The Victorian age was one in which an obsession with elementals, or fairy folk, provided the inspiration for many well-regarded artists, who in turn drew on characters from the works of writers such as Shakespeare, Milton and Spenser to populate their imaginary scenes. 

Below are just a few of those fairy-inspired paintings -

Ferdinand lured by Ariel, by Millais - inspired by Shakespeare's The Tempest.

A Study for The Quarrel of Oberon and Titania, characters from A Midsummer Night's Dream, painted by Sir Joseph Noel Paton

Fairies looking through a Gothic Arch by John Anster Fitzgerald

One of the earliest and most stunning works - the impressionistic Queen Mab's Cave by Turner

From Turner's magical illusion to the almost photographic realism that instructed the Pre-Raphaelites and their admirers: Under the Dock Leaves by Richard Doyle - who happened to be the uncle of Sir Arthur Conan Doyle who, as well as writing the Sherlock Holmes novels, developed a great interest in fairies.



  1. Lovely pictures. Conan Doyle and the Theosophists believed they wre real. The Cottingley Fairies is a great glipse into the Edwardian mind. Houdini fell out big time with Conan-Doyle afterwards.

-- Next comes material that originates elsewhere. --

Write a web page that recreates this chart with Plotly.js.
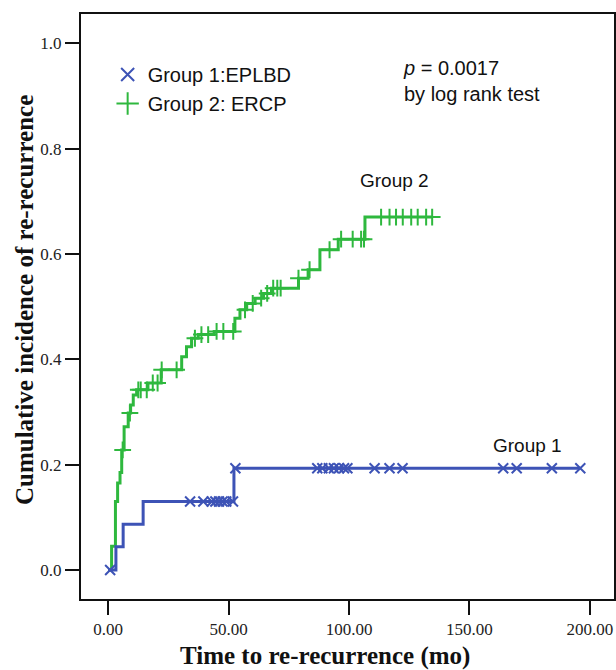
<!DOCTYPE html>
<html><head><meta charset="utf-8">
<script src="https://cdn.plot.ly/plotly-3.0.1.min.js"></script>
<style>html,body{margin:0;padding:0;background:#fff}#chart{width:616px;height:670px}</style>
</head><body><div id="chart"></div>
<script>
// Group 1: EPLBD (Kaplan-Meier cumulative incidence steps)
const g1StepTimes  = [0, 3.2, 6.2, 14.5, 52.2];
const g1StepValues = [0, 0.044, 0.087, 0.130, 0.193];
const g1EndTime = 196;
const g1CensorTimes = [0.8, 34, 39.5, 43, 44.5, 46, 47.5, 49, 51.8, 52.8,
  86.8, 88.9, 91.6, 93.7, 95.8, 97.9, 99.3, 110.6, 116.8, 122.2,
  164, 169.6, 184.2, 196];

// Group 2: ERCP
const g2StepTimes  = [0, 1.4, 3.0, 3.9, 4.9, 5.6, 6.6, 8.3, 9.3, 10.4, 11.8, 16.5, 22,
  30.5, 32.5, 34.6, 37.4, 44, 52.6, 54.7, 57.5, 61, 64.5, 67.8, 79, 83, 87.9, 95.5, 106.6];
const g2StepValues = [0, 0.045, 0.13, 0.165, 0.185, 0.228, 0.272, 0.298, 0.313, 0.332, 0.342, 0.355, 0.380,
  0.405, 0.424, 0.440, 0.447, 0.453, 0.478, 0.494, 0.506, 0.516, 0.525, 0.535, 0.554, 0.570, 0.608, 0.628, 0.670];
const g2EndTime = 134.5;
const g2CensorTimes = [6.0, 9.0, 12.5, 13.5, 16, 18.5, 20.5, 22.2, 28.4, 36, 38.7, 41.5, 45, 47.8,
  51.9, 56.8, 60, 63.5, 66, 68.5, 70.2, 71.6, 79, 83.6, 91.9, 96.7, 101.5, 105, 106.2,
  113.3, 116.8, 119.5, 122.3, 125.8, 128.5, 132, 134.5];

const xTickVals = [0, 50, 100, 150, 200];
const xTickText = ['0.00', '50.00', '100.00', '150.00', '200.00'];
const yTickVals = [0, 0.2, 0.4, 0.6, 0.8, 1.0];
const yTickText = ['0.0', '0.2', '0.4', '0.6', '0.8', '1.0'];

const blue = '#3d53b6';
const green = '#2eb83e';

function stepValue(times, values, t) {
  let v = values[0];
  for (let i = 0; i < times.length; i++) if (times[i] <= t) v = values[i];
  return v;
}

const traces = [
  { x: g2StepTimes.concat([g2EndTime]), y: g2StepValues.concat([g2StepValues[g2StepValues.length-1]]),
    mode: 'lines', line: {shape: 'hv', color: green, width: 3}, showlegend: false, hoverinfo: 'skip' },
  { x: g2CensorTimes, y: g2CensorTimes.map(t => stepValue(g2StepTimes, g2StepValues, t)),
    mode: 'markers', marker: {symbol: 'cross-thin-open', size: 12, color: green, line: {color: green, width: 2}},
    showlegend: false },
  { x: g1StepTimes.concat([g1EndTime]), y: g1StepValues.concat([g1StepValues[g1StepValues.length-1]]),
    mode: 'lines', line: {shape: 'hv', color: blue, width: 3}, showlegend: false, hoverinfo: 'skip' },
  { x: g1CensorTimes, y: g1CensorTimes.map(t => stepValue(g1StepTimes, g1StepValues, t)),
    mode: 'markers', marker: {symbol: 'x-thin-open', size: 10, color: blue, line: {color: blue, width: 2}},
    showlegend: false },
  { x: [null], y: [null], mode: 'markers', name: 'Group 1:EPLBD',
    marker: {symbol: 'x-thin-open', size: 13, color: blue, line: {color: blue, width: 2}} },
  { x: [null], y: [null], mode: 'markers', name: 'Group 2: ERCP',
    marker: {symbol: 'cross-thin-open', size: 16, color: green, line: {color: green, width: 2}} }
];

const serif = 'Liberation Serif, Times New Roman, serif';
const sans = 'Liberation Sans, Arial, sans-serif';

const layout = {
  width: 616, height: 670,
  margin: {l: 81, r: 2, t: 14, b: 71},
  paper_bgcolor: '#fff', plot_bgcolor: '#fff',
  xaxis: {
    range: [-11.3, 210], tickvals: xTickVals, ticktext: xTickText,
    ticks: 'outside', ticklen: 14, tickwidth: 2, tickcolor: '#111',
    showline: true, linewidth: 2, linecolor: '#111', mirror: true,
    showgrid: false, zeroline: false,
    tickfont: {family: serif, size: 17, color: '#222'}
  },
  yaxis: {
    range: [-0.0551, 1.0556], tickvals: yTickVals, ticktext: yTickText,
    ticks: 'outside', ticklen: 14, tickwidth: 2, tickcolor: '#111',
    showline: true, linewidth: 2, linecolor: '#111', mirror: true,
    showgrid: false, zeroline: false,
    tickfont: {family: serif, size: 17, color: '#222'}
  },
  legend: {x: 0.05, y: 0.93, xanchor: 'left', yanchor: 'top', bgcolor: 'rgba(0,0,0,0)',
    font: {family: sans, size: 20, color: '#111'}, tracegroupgap: 0},
  annotations: [
    {xref: 'paper', yref: 'paper', x: 0.458, y: -0.0974, xanchor: 'center', yanchor: 'middle',
     text: '<b>Time to re-recurrence (mo)</b>', showarrow: false,
     font: {family: serif, size: 25, color: '#111'}},
    {xref: 'paper', yref: 'paper', x: -0.107, y: 0.511, xanchor: 'center', yanchor: 'middle', textangle: -90,
     text: '<b>Cumulative incidence of re-recurrence</b>', showarrow: false,
     font: {family: serif, size: 25, color: '#111'}},
    {xref: 'paper', yref: 'paper', x: 0.601, y: 0.93, xanchor: 'left', yanchor: 'top', align: 'left',
     text: '<i>p</i> = 0.0017<br>by log rank test', showarrow: false,
     font: {family: sans, size: 20, color: '#111'}},
    {xref: 'x', yref: 'y', x: 119, y: 0.74, text: 'Group 2', showarrow: false,
     font: {family: sans, size: 19, color: '#111'}},
    {xref: 'x', yref: 'y', x: 174, y: 0.236, text: 'Group 1', showarrow: false,
     font: {family: sans, size: 19, color: '#111'}}
  ]
};

Plotly.newPlot('chart', traces, layout, {displayModeBar: false, staticPlot: true});
</script>
</body></html>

  2. Thank you Hermes, I have some interesting posts coming up, and one in particular will discuss The Cottingley Fairies...


  3. Ooh, lovely pictures. Call me a child at heart but I do love films or books in which you can completely lose yourself and start to believe in fairies again. Especially when the word is spelt 'faeries'. Feels so wonderfully olde-english.